March 20th, 2012
This week historian David Nirenberg, professor at the University of Chicago is delivering the new Mandel Lectures in the Humanities. Brandeis Now reports:
David Nirenberg always questioned the incongruous presence of Jews when he read works by Shakespeare, George Herbert and the great poets of the Renaissance. Why so many Jews in literature, when there had been none living in English society for hundreds of years?
Similar questions arose, he said, when he was viewing paintings from the period: Why were so many Jews portrayed in the art of Christians? What work were they doing for the artists, the patrons and the viewers? The answers, it turns out, had as much to do with how Christians thought about art as with how they thought about Jews.
Nirenberg, a professor of medieval history and social thought at the University of Chicago and a contributor to the London Review of Books, The Nation and The New Republic, will share his research and theories in a three-day lecture series called: beginning at 4 p.m. Monday in the Mandel Center for the Humanities auditorium [MCH G3]. These are the first programs in a new, annual Mandel Lecture Series sponsored by the Mandel Foundation.
Professor Nirenberg’s lectures and workshop will be held at the following times. The poster for the events can be viewed here (PDF).
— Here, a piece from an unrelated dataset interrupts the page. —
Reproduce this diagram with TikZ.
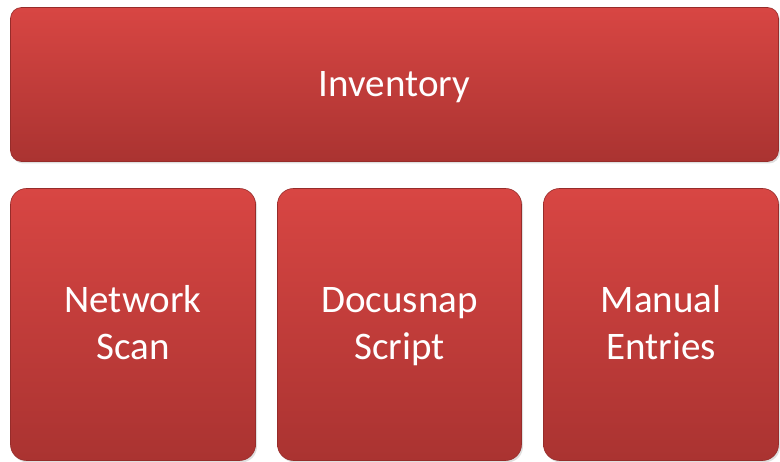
\documentclass[tikz,border=0pt]{standalone}
\usepackage{fontspec}
\setmainfont{Carlito}
\usepackage{tikz}
\usetikzlibrary{shadows}

\definecolor{boxtop}{RGB}{216,70,67}
\definecolor{boxbottom}{RGB}{170,51,49}
\definecolor{boxedge}{RGB}{150,44,42}

% centred lines, set a little low in the box
\newcommand{\boxlines}[1]{\raisebox{-2.5pt}[\height][\depth]{\begin{tabular}{@{}c@{}}#1\end{tabular}}}

\begin{document}
\begin{tikzpicture}[x=1pt, y=-1pt,
  every node/.style={font=\fontsize{39}{47}\selectfont, text=white},
  block/.style={rounded corners=16pt, draw=boxedge, line width=0.6pt,
    top color=boxtop, bottom color=boxbottom, inner sep=0pt,
    drop shadow={shadow xshift=1.5pt, shadow yshift=-2pt, opacity=0.25}}]
  \useasboundingbox (0,0) rectangle (780,462);

  % Top bar
  \node[block, rounded corners=11pt, minimum width=768pt, minimum height=154pt] (inventory) at (394.5,84.5) {\boxlines{Inventory}};

  % Sources underneath
  \node[block, minimum width=245pt, minimum height=272pt] (scan)   at (133,324.5)   {\boxlines{Network\\Scan}};
  \node[block, minimum width=244pt, minimum height=272pt] (script) at (399.5,324.5) {\boxlines{Docusnap\\Script}};
  \node[block, minimum width=235pt, minimum height=272pt] (manual) at (661,324.5)   {\boxlines{Manual\\Entries}};
\end{tikzpicture}
\end{document}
Lecture One: “Judaizing Aesthetics: Painting, Poetry and Politics.” Monday, March 19 at 4:00 p.m. in MCH G3 Mandel Auditorium.
Public reception for the Mandel Lectures in the Humanities: Monday, March 19, from 6 to 7:30 p.m. in the Mandel Atrium.
Lunch Seminar: “Painting Between Judaism and Christianity: Two Callings of St. Matthew (Van Reymerswaele and Caravaggio). “Tuesday, March 20, from 12:30 to 2:00 p.m. in MCH 303, Reading Room. Lunch will be served. No RSVP needed.
Lecture Two: “Why Every Poet is a Jew.” Wednesday, March 21, at 4 p.m. in MCH G3 Mandel Auditorium.
Lecture Three: “Sovereignty of the Spirit, or Sovereignty of the Flesh?” Thursday, March 22, at 4 p.m. in MCH G3 Mandel Auditorium.